Suely Araújo diz que falta uma atuação mais firme do Executivo para proteger direitos socioambientais no Congresso. “Esses projetos não podem simplesmente serem liberados para voto quando se sabe que, em plenário, a derrota é certa. O governo tem tentado minorar os efeitos negativos dessas aprovações com vetos, mas isso é insuficiente.”

META CLIMÁTICA E TRANSIÇÃO ECONÔMICA

Entre as medidas que dependem exclusivamente do governo federal, uma mudança significativa foi realizada.

Neste ano, foi corrigida a “pedalada” da meta climática brasileira instituída no governo Bolsonaro, que mudava a base de cálculo e permitia um aumento nas emissões do país. Agora, o Brasil voltou aos parâmetros da sua primeira meta junto à ONU, de 2015.

Segundo cálculos do Seeg, caso o país consiga manter o ritmo acelerado de queda no desmatamento da amazônia e outras emissões não subam, será possível atingir o objetivo de limitar as emissões líquidas brasileiras a 1,3 bilhões de toneladas brutas de gases de efeito estufa (GtCO2e) em 2025 –atualmente, elas estão em 2,3 GtCO2e.

Em 2023, o ministro da Fazenda, Fernando Haddad, lançou, em parceria com o MMA, o Plano de Transformação Ecológica, que buscará promover o desenvolvimento sustentável e reduzir desigualdades.

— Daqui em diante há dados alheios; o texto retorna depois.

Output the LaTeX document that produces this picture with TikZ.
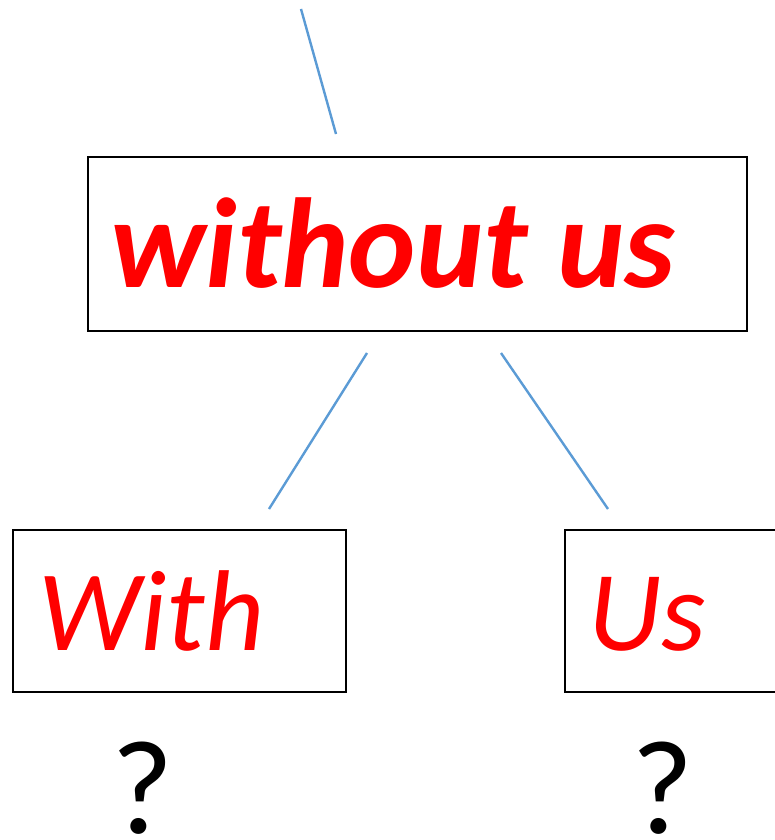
\documentclass[tikz,border=0pt]{standalone}
\usepackage{fontspec}
\setmainfont{Carlito}
\definecolor{linkblue}{RGB}{91,155,213}
\definecolor{wordred}{RGB}{255,0,0}
\tikzset{
  box/.style={draw=black, line width=2pt, inner sep=0pt},
  link/.style={draw=linkblue, line width=2.4pt},
  word/.style={text=wordred, inner sep=0pt, anchor=base west},
  quest/.style={text=black, inner sep=0pt, anchor=base, text depth=0pt},
}
\begin{document}
\begin{tikzpicture}[x=1pt,y=-1pt]
\useasboundingbox (0,0) rectangle (775,840);
\clip (0,0) rectangle (775,840);
\node[box, minimum width=659pt, minimum height=174pt] (top) at (417.5,244) {};
\node[box, minimum width=333pt, minimum height=162pt] (with) at (179.5,611) {};
\node[box, minimum width=240pt, minimum height=162pt] (us) at (685,611) {};
\node[word, font=\fontsize{128}{136}\selectfont\bfseries\itshape] (t1) at (110,287) {without us};
\node[word, font=\fontsize{115}{124}\selectfont\itshape] (t2) at (38,650) {With};
\node[word, font=\fontsize{114}{124}\selectfont\itshape] (t3) at (588,650) {Us};
\node[quest, font=\fontsize{134}{144}\selectfont] (q1) at (143,833) {?};
\node[quest, font=\fontsize{134}{144}\selectfont] (q2) at (663,833) {?};
\coordinate (a1) at (301,9);
\coordinate (a2) at (336,134);
\coordinate (b1) at (367,353);
\coordinate (b2) at (269,509);
\coordinate (c1) at (501,353);
\coordinate (c2) at (608,509);
\draw[link] (a1) -- (a2);
\draw[link] (b1) -- (b2);
\draw[link] (c1) -- (c2);
\end{tikzpicture}
\end{document}
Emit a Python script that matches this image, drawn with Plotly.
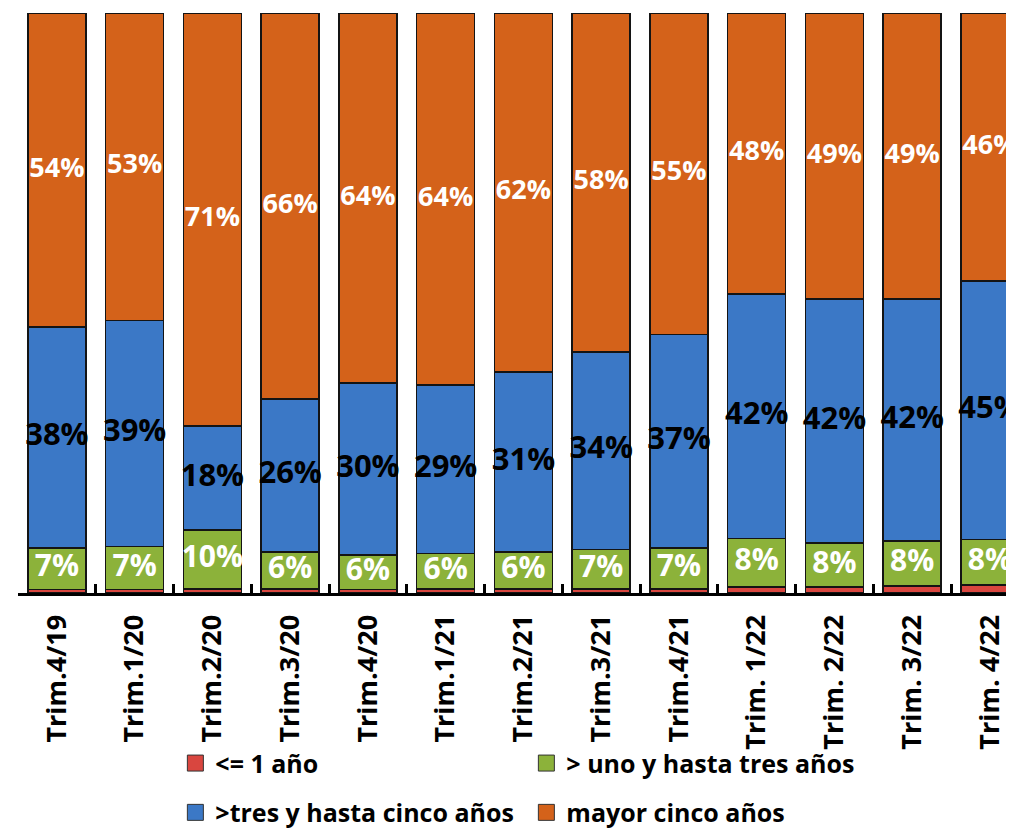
import plotly.graph_objects as go

categories = ["Trim.4/19", "Trim.1/20", "Trim.2/20", "Trim.3/20", "Trim.4/20", "Trim.1/21",
              "Trim.2/21", "Trim.3/21", "Trim.4/21", "Trim. 1/22", "Trim. 2/22", "Trim. 3/22", "Trim. 4/22"]
hasta_1 = [0.6, 0.6, 0.7, 0.7, 0.6, 0.7, 0.7, 0.7, 0.7, 1.0, 1.0, 1.2, 1.4]
uno_tres = [7.2, 7.4, 10.2, 6.4, 6.0, 6.1, 6.4, 6.8, 7.1, 8.4, 7.6, 7.8, 7.8]
tres_cinco = [38.1, 39.0, 17.9, 26.4, 29.6, 29.1, 31.0, 34.1, 36.8, 42.2, 42.1, 41.7, 44.6]
mayor_cinco = [54.1, 53.0, 71.2, 66.4, 63.8, 64.1, 61.9, 58.4, 55.4, 48.4, 49.3, 49.3, 46.2]

names = ["&lt;= 1 año", "> uno y hasta tres años", ">tres y hasta cinco años", "mayor cinco años"]
colors = ["#D9463F", "#8CB23A", "#3B78C6", "#D4621A"]
series = [hasta_1, uno_tres, tres_cinco, mayor_cinco]
legends = ["legend", "legend", "legend2", "legend2"]

FONT = "Open Sans"
fig = go.Figure()
for s, n, c in zip(series, names, colors):
    fig.add_trace(go.Bar(
        x=categories, y=s, name=n, showlegend=False,
        marker=dict(color=c, line=dict(color="#141414", width=1.6)),
        textposition="none", hoverinfo="skip",
    ))

# legend entries (larger square swatches)
for n, c, lg in zip(names, colors, legends):
    fig.add_trace(go.Scatter(
        x=[None], y=[None], mode="markers", name=n, legend=lg,
        marker=dict(symbol="square", size=17, color=c, line=dict(color="#333333", width=1)),
        hoverinfo="skip",
    ))

# data labels via text traces (no auto shrinking)
def mids(idx):
    out = []
    for i in range(len(categories)):
        base = sum(series[k][i] for k in range(idx))
        out.append(base + series[idx][i] / 2)
    return out

label_specs = [(1, "white", 30), (2, "black", 31), (3, "white", 27)]
for idx, col, size in label_specs:
    fig.add_trace(go.Scatter(
        x=categories, y=mids(idx), mode="text",
        text=[f"{round(v)}%" for v in series[idx]],
        textfont=dict(family=FONT, size=size, color=col, weight="bold"),
        showlegend=False, hoverinfo="skip", cliponaxis=False,
    ))

legend_common = dict(
    orientation="h", xanchor="left", yanchor="top",
    entrywidth=306, entrywidthmode="pixels",
    font=dict(family=FONT, size=25, color="black", weight="bold"),
    bgcolor="rgba(0,0,0,0)", itemclick=False, itemdoubleclick=False,
    traceorder="normal",
)

fig.update_layout(
    barmode="stack",
    bargap=0.254,
    width=1006, height=821,
    margin=dict(l=10, r=0, t=5, b=236, autoexpand=False),
    plot_bgcolor="white", paper_bgcolor="white",
    font=dict(family=FONT, color="black"),
    xaxis=dict(
        range=[-0.5, 12.31], automargin=False,
        showline=True, linecolor="black", linewidth=3,
        ticks="inside", tickson="boundaries", ticklen=9, tickwidth=3, tickcolor="black",
        tickangle=-90, ticklabelstandoff=8,
        tickfont=dict(family=FONT, size=27, color="black", weight="bold"),
        showgrid=False, zeroline=False,
    ),
    yaxis=dict(range=[0, 100], visible=False, automargin=False),
    legend=dict(legend_common, x=0.158, y=-0.254),
    legend2=dict(legend_common, x=0.158, y=-0.339),
    showlegend=True,
)

fig.write_html("out.html")
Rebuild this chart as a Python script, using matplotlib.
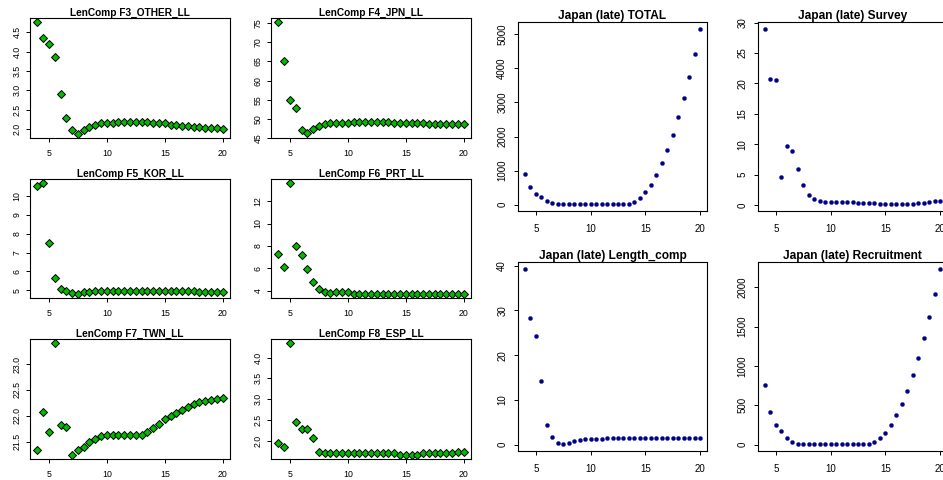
import matplotlib
matplotlib.use("Agg")
import matplotlib.pyplot as plt
import numpy as np

plt.rcParams['font.family'] = ['Liberation Sans', 'DejaVu Sans']

W, H = 943, 480
DPI = 100

# x values (common)
x_vals = [4 + 0.5 * i for i in range(33)]

# ---------------- left block: LenComp fleets (green diamonds) -------------
f3_title = "LenComp F3_OTHER_LL"
f3_y = [4.75, 4.35, 4.19, 3.85, 2.91, 2.28, 1.97, 1.89, 1.97, 2.05, 2.12, 2.15,
        2.17, 2.17, 2.20, 2.20, 2.20, 2.20, 2.20, 2.20, 2.17, 2.15, 2.15, 2.12,
        2.12, 2.09, 2.09, 2.07, 2.07, 2.04, 2.04, 2.04, 2.02]
f3_yticks = [2.0, 2.5, 3.0, 3.5, 4.0, 4.5]
f3_ylabels = ["2.0", "2.5", "3.0", "3.5", "4.0", "4.5"]

f4_title = "LenComp F4_JPN_LL"
f4_y = [75.2, 65.2, 55.0, 52.9, 47.1, 46.3, 47.3, 48.1, 48.6, 48.9, 48.9, 48.9,
        48.9, 49.1, 49.1, 49.1, 49.1, 49.1, 49.1, 49.1, 48.9, 48.9, 48.9, 48.9,
        48.9, 48.9, 48.6, 48.6, 48.6, 48.6, 48.6, 48.6, 48.6]
f4_yticks = [45, 50, 55, 60, 65, 70, 75]
f4_ylabels = ["45", "50", "55", "60", "65", "70", "75"]

f5_title = "LenComp F5_KOR_LL"
f5_y = [10.53, 10.65, 7.48, 5.65, 5.05, 4.95, 4.88, 4.83, 4.90, 4.93, 4.95, 4.98,
        4.98, 4.98, 4.98, 4.98, 4.98, 4.98, 4.98, 4.98, 4.98, 4.98, 4.95, 4.95,
        4.95, 4.95, 4.95, 4.95, 4.92, 4.92, 4.92, 4.92, 4.92]
f5_yticks = [5, 6, 7, 8, 9, 10]
f5_ylabels = ["5", "6", "7", "8", "9", "10"]

f6_title = "LenComp F6_PRT_LL"
f6_y = [7.25, 6.12, 13.58, 8.03, 7.15, 5.94, 4.76, 4.18, 3.92, 3.83, 3.85, 3.85,
        3.85, 3.75, 3.75, 3.75, 3.75, 3.75, 3.75, 3.75, 3.75, 3.75, 3.75, 3.75,
        3.75, 3.75, 3.75, 3.75, 3.75, 3.75, 3.75, 3.75, 3.75]
f6_yticks = [4, 6, 8, 10, 12]
f6_ylabels = ["4", "6", "8", "10", "12"]

f7_title = "LenComp F7_TWN_LL"
f7_y = [21.33, 22.08, 21.69, 23.40, 21.83, 21.79, 21.25, 21.33, 21.40, 21.50,
        21.56, 21.60, 21.62, 21.62, 21.63, 21.63, 21.63, 21.63, 21.63, 21.69,
        21.77, 21.85, 21.93, 22.00, 22.06, 22.12, 22.17, 22.22, 22.26, 22.29,
        22.31, 22.33, 22.35]
f7_yticks = [21.5, 22.0, 22.5, 23.0]
f7_ylabels = ["21.5", "22.0", "22.5", "23.0"]

f8_title = "LenComp F8_ESP_LL"
f8_y = [1.94, 1.84, 4.34, 2.46, 2.29, 2.28, 2.06, 1.72, 1.70, 1.70, 1.70, 1.70,
        1.70, 1.70, 1.70, 1.70, 1.70, 1.70, 1.70, 1.70, 1.70, 1.67, 1.67, 1.67,
        1.67, 1.70, 1.70, 1.70, 1.70, 1.70, 1.70, 1.72, 1.72]
f8_yticks = [2.0, 2.5, 3.0, 3.5, 4.0]
f8_ylabels = ["2.0", "2.5", "3.0", "3.5", "4.0"]

# ---------------- right block: Japan (late) components (navy dots) --------
tot_title = "Japan (late) TOTAL"
tot_y = [908, 527, 322, 225, 117, 59, 30, 20, 20, 20, 20, 20, 20, 20, 20, 20,
         20, 20, 20, 20, 88, 205, 381, 586, 879, 1230, 1611, 2051, 2578, 3135,
         3750, 4424, 5156]
tot_yticks = [0, 1000, 2000, 3000, 4000, 5000]
tot_ylabels = ["0", "1000", "2000", "3000", "4000", "5000"]

srv_title = "Japan (late) Survey"
srv_y = [28.95, 20.7, 20.55, 4.6, 9.7, 8.8, 5.9, 3.3, 1.64, 0.93, 0.66, 0.49,
         0.49, 0.49, 0.49, 0.49, 0.49, 0.33, 0.33, 0.33, 0.33, 0.16, 0.16, 0.16,
         0.16, 0.16, 0.16, 0.16, 0.33, 0.33, 0.49, 0.66, 0.66]
srv_yticks = [0, 5, 10, 15, 20, 25, 30]
srv_ylabels = ["0", "5", "10", "15", "20", "25", "30"]

len_title = "Japan (late) Length_comp"
len_y = [39.26, 28.3, 24.2, 14.2, 4.4, 1.7, 0.45, 0.15, 0.45, 0.8, 1.0, 1.2,
         1.2, 1.2, 1.2, 1.4, 1.4, 1.4, 1.4, 1.4, 1.4, 1.4, 1.4, 1.4, 1.4, 1.4,
         1.4, 1.4, 1.4, 1.4, 1.4, 1.4, 1.4]
len_yticks = [0, 10, 20, 30, 40]
len_ylabels = ["0", "10", "20", "30", "40"]

rec_title = "Japan (late) Recruitment"
rec_y = [758, 415, 250, 174, 85, 34, 10, 10, 10, 10, 10, 10, 10, 10, 10, 10,
         10, 10, 10, 10, 34, 85, 148, 250, 377, 517, 682, 886, 1102, 1360, 1623,
         1919, 2233]
rec_yticks = [0, 500, 1000, 1500, 2000]
rec_ylabels = ["0", "500", "1000", "1500", "2000"]

x_ticks = [5, 10, 15, 20]
x_labels = ["5", "10", "15", "20"]

fig = plt.figure(figsize=(W / DPI, H / DPI), dpi=DPI)


def px_rect(l, t, r, b):
    return [l / W, 1 - b / H, (r - l) / W, (b - t) / H]


def rlim(v):
    lo, hi = min(v), max(v)
    d = (hi - lo) * 0.04
    return lo - d, hi + d


def panel(rect, y, title, yt, yl, kind):
    ax = fig.add_axes(px_rect(*rect))
    if kind == "green":
        ax.plot(x_vals, y, linestyle="none", marker="D", markersize=4.0,
                markerfacecolor="#00BB00", markeredgecolor="black",
                markeredgewidth=0.7)
        tfs, lfs, xpad, ypad = 7.3, 6.3, 5.0, 3.0
    else:
        ax.plot(x_vals, y, linestyle="none", marker="o", markersize=3.0,
                markerfacecolor="#00008B", markeredgecolor="#00008B",
                markeredgewidth=0.2)
        tfs, lfs, xpad, ypad = 8.6, 7.0, 6.5, 4.5
    ax.set_xlim(*rlim(x_vals))
    ax.set_ylim(*rlim(y))
    ax.set_xticks(x_ticks)
    ax.set_xticklabels(x_labels)
    ax.set_yticks(yt)
    ax.set_yticklabels(yl)
    for lab in ax.get_yticklabels():
        lab.set_rotation(90)
        lab.set_va("center")
    ax.tick_params(axis="x", direction="out", length=3.2, width=0.7,
                   labelsize=lfs, pad=xpad)
    ax.tick_params(axis="y", direction="out", length=3.2, width=0.7,
                   labelsize=lfs, pad=ypad)
    for s in ax.spines.values():
        s.set_linewidth(0.8)
        s.set_color("black")
    ax.set_title(title, fontsize=tfs, fontweight="bold", pad=0.5)
    return ax


# left block
panel((30, 18, 230, 138), f3_y, f3_title, f3_yticks, f3_ylabels, "green")
panel((271, 18, 471, 138), f4_y, f4_title, f4_yticks, f4_ylabels, "green")
panel((30, 179, 230, 298), f5_y, f5_title, f5_yticks, f5_ylabels, "green")
panel((271, 179, 471, 298), f6_y, f6_title, f6_yticks, f6_ylabels, "green")
panel((30, 339, 230, 459), f7_y, f7_title, f7_yticks, f7_ylabels, "green")
panel((271, 339, 471, 459), f8_y, f8_title, f8_yticks, f8_ylabels, "green")

# right block
panel((518, 22, 707, 211), tot_y, tot_title, tot_yticks, tot_ylabels, "blue")
panel((758, 22, 947, 211), srv_y, srv_title, srv_yticks, srv_ylabels, "blue")
panel((518, 262, 707, 451), len_y, len_title, len_yticks, len_ylabels, "blue")
panel((758, 262, 947, 451), rec_y, rec_title, rec_yticks, rec_ylabels, "blue")

fig.savefig("out.png", dpi=DPI)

A ideia é lançar forças-tarefa para mobilizar governos, filantropia, setor privado e atores multilaterais na implementação do plano –que ainda é um rascunho de ideias.

“Falta um plano sistematizado”, analisa Liuca Yonaha, vice-presidente do Instituto Talanoa. “Existem medidas dentro deste contexto que estão avançando, mas não vimos ainda o plano estruturado com todas ações, metas e a relação dele com política climática e, por exemplo, a NDC [sigla em inglês para contribuição nacionalmente determinada, a meta climática de cada país]”, explica.

Para ela, o plano tem sido colocado pelo governo como o ponto que costura diferentes setores, “mas a gente não está vendo essa costura”.

“Qual o reflexo do Plano de Transformação Ecológica em medidas de mitigação e adaptação climática? Onde a gente quer chegar com essa medida?”, questiona.